I therefore took note when I came across what seems to be a reference to one of those books Lewis gave away, which I thought I'd share here for those interested in such things.
The book in question is by Charles Williams, the first of his theological books (the first to be published, anyway): HE CAME DOWN FROM HEAVEN (1938). Alice Mary Hadfield, in her biography of Williams, notes that
On the flyleaf of C. S. Lewis's copy of He Came Down
From Heaven, in Charles's hand, is written 'At Shirreffs,
2.10, 4th July 1938'. He must have been spending a lunch
-hour with Lewis at his favourite restaurant-bar,* Shirreffs,
at the bottom of Ludgate Hill, under the railway bridge
across the road from the King Lud pub, and have given
him a copy of this new book to read in the train home.
At the end of his copy Lewis wrote 'July 26 1938',
probably the date when he finished his reading and
making notes. Sadly, Shirreffs has gone, and the site
no longer holds a restaurant
[Hadfield p. 164-165]
Hadfield's source for this is identified in a note on p. 245: 'By courtesy of Mr. George Sayer.'
If follows, then, that Sayer must have Lewis's copy of this book, and it seems likely that he was given it by Lewis himself.
As it happens, we have Sayer's own account of that event, in his biography of Lewis (JACK: C. S. LEWIS AND HIS TIMES), in which Sayer describes making as his initial pick George MacDonald's UNSPOKEN SERMONS, which Lewis was apparently too attached to to be able to let go, hence Sayer "hastily withdrew my choice and asked to be allowed to have something else" (JACK p. 249). That 'something else' now looks likely to have been the Charles Williams book -- an odd choice, I shd have thought, for Sayer. As Chuck Berry says, it just goes to show you just can't tell.
--John R.
P.S.: By the way, Lewis himself left an account of this lunch-meeting in his Preface to ESSAYS PRESENTED TO CHARLES WILLIAMS (p. viii):
[During the period 1936-1939] There were many meetings
both in my rooms at Magdalen and in Williams's tiny office
at Amen House. Neither Mr. Dyson nor my brother, Major
W. H. Lewis, will forget a certain immortal lunch at Shirreff's
in 1938 (he gave me a copy of He Came Down From Heaven
and we ate kidneys 'enclosed', like the wicked man, 'in their
own fat') nor the almost Platonic discussion which followed
for about two hours in St. Paul's churchyard.
*
2 comments:
It's delightful, isn't it, to notice this connection? Lewis's reference to the book makes the link to the book itself, the inscription in which gives us the exact date of the lunch, something we'd otherwise never have known.
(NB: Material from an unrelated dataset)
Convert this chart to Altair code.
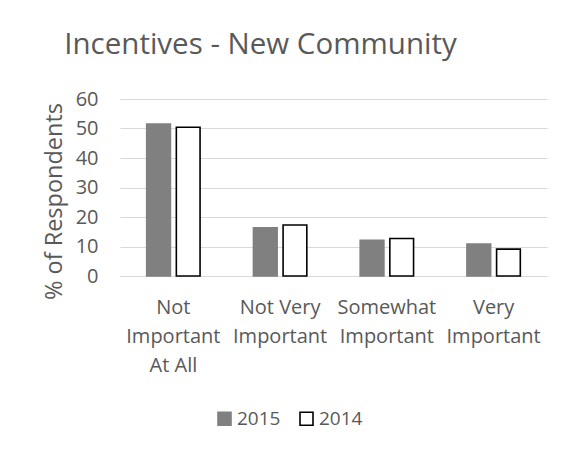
import altair as alt
import pandas as pd

categories = ["Not\nImportant\nAt All", "Not Very\nImportant", "Somewhat\nImportant", "Very\nImportant"]
years = ["2015", "2014"]
values_2015 = [51.5, 16.3, 12.1, 10.8]
values_2014 = [50.4, 17.3, 12.7, 9.1]

rows = []
for c, v in zip(categories, values_2015):
    rows.append({"category": c, "year": "2015", "value": v})
for c, v in zip(categories, values_2014):
    rows.append({"category": c, "year": "2014", "value": v})
df = pd.DataFrame(rows)

FONT = "Open Sans"
TXT = "#595959"

legend = alt.Legend(title=None, orient="none", direction="horizontal",
                    legendX=95, legendY=310, symbolType="square",
                    symbolSize=169, labelFontSize=19, labelColor=TXT,
                    labelFont=FONT, labelOffset=3, columnPadding=15,
                    symbolStrokeWidth=1.6, padding=0)

chart = alt.Chart(df).mark_bar(strokeWidth=1.6).encode(
    x=alt.X("category:N", sort=categories,
            scale=alt.Scale(paddingInner=0.5, paddingOuter=0.25),
            axis=alt.Axis(title=None, labelAngle=0, labelExpr="split(datum.label, '\\n')",
                          labelFontSize=20, labelColor=TXT, labelFont=FONT,
                          labelLineHeight=29, labelPadding=21, labelBaseline="top",
                          ticks=False, domain=True, domainColor="#d9d9d9")),
    xOffset=alt.XOffset("year:N", sort=years, scale=alt.Scale(paddingInner=0.2)),
    y=alt.Y("value:Q", scale=alt.Scale(domain=[0, 60]),
            axis=alt.Axis(title="% of Respondents", values=[0, 10, 20, 30, 40, 50, 60],
                          labelFontSize=20, labelColor=TXT, labelFont=FONT, labelPadding=22,
                          titleFontSize=23.5, titleColor=TXT, titleFont=FONT, titleFontWeight="normal",
                          titlePadding=9, titleY=102,
                          ticks=False, domain=False, gridColor="#d9d9d9", gridWidth=1.2)),
    fill=alt.Fill("year:N", sort=years,
                  scale=alt.Scale(domain=years, range=["#808080", "#ffffff"]),
                  legend=legend),
    stroke=alt.Stroke("year:N", sort=years,
                      scale=alt.Scale(domain=years, range=["#808080", "#000000"]),
                      legend=legend),
).properties(
    width=427, height=177,
    title=alt.TitleParams("Incentives - New Community", fontSize=29.5, font=FONT,
                          color=TXT, fontWeight="normal", anchor="middle", dx=-73, dy=37,
                          baseline="alphabetic", offset=43),
    autosize=alt.AutoSizeParams(type="none"),
    padding={"left": 112, "top": 91, "right": 24, "bottom": 171},
    background="white",
).configure_view(stroke=None)

chart.save("out.html", embed_options={"renderer": "svg", "actions": False})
And proof that Lewis did, in the 1936-39 period, go to London to see Williams at least occasionally. I noted this connection in my article on Dyson in Mythlore 82 (1997), p. 25-26.
Dear David
Yes, it was a wonderful feeling to see how the information in Hadfield synced up with the oblique account in Sayer, then how both fit into what Lewis had to say. And how fortuitous that it was this particular lunch meeting Lewis happened to mention out of what were apparently several over that three-year period. From one account we learn the exact date; from another who all was present* and even what they had to eat; from a third how the book came to be in Sayer's possession.
It's rare, and gratifying, when things from different sources fit together so well.
I wonder where that particular book is now -- I hadn't heard of Sayer's collection being dispersed, nor of its being acquired.
--John R.
*though that may be making an assumption; I find myself wondering if we can be certain that Hopkins wasn't at that little gathering as well.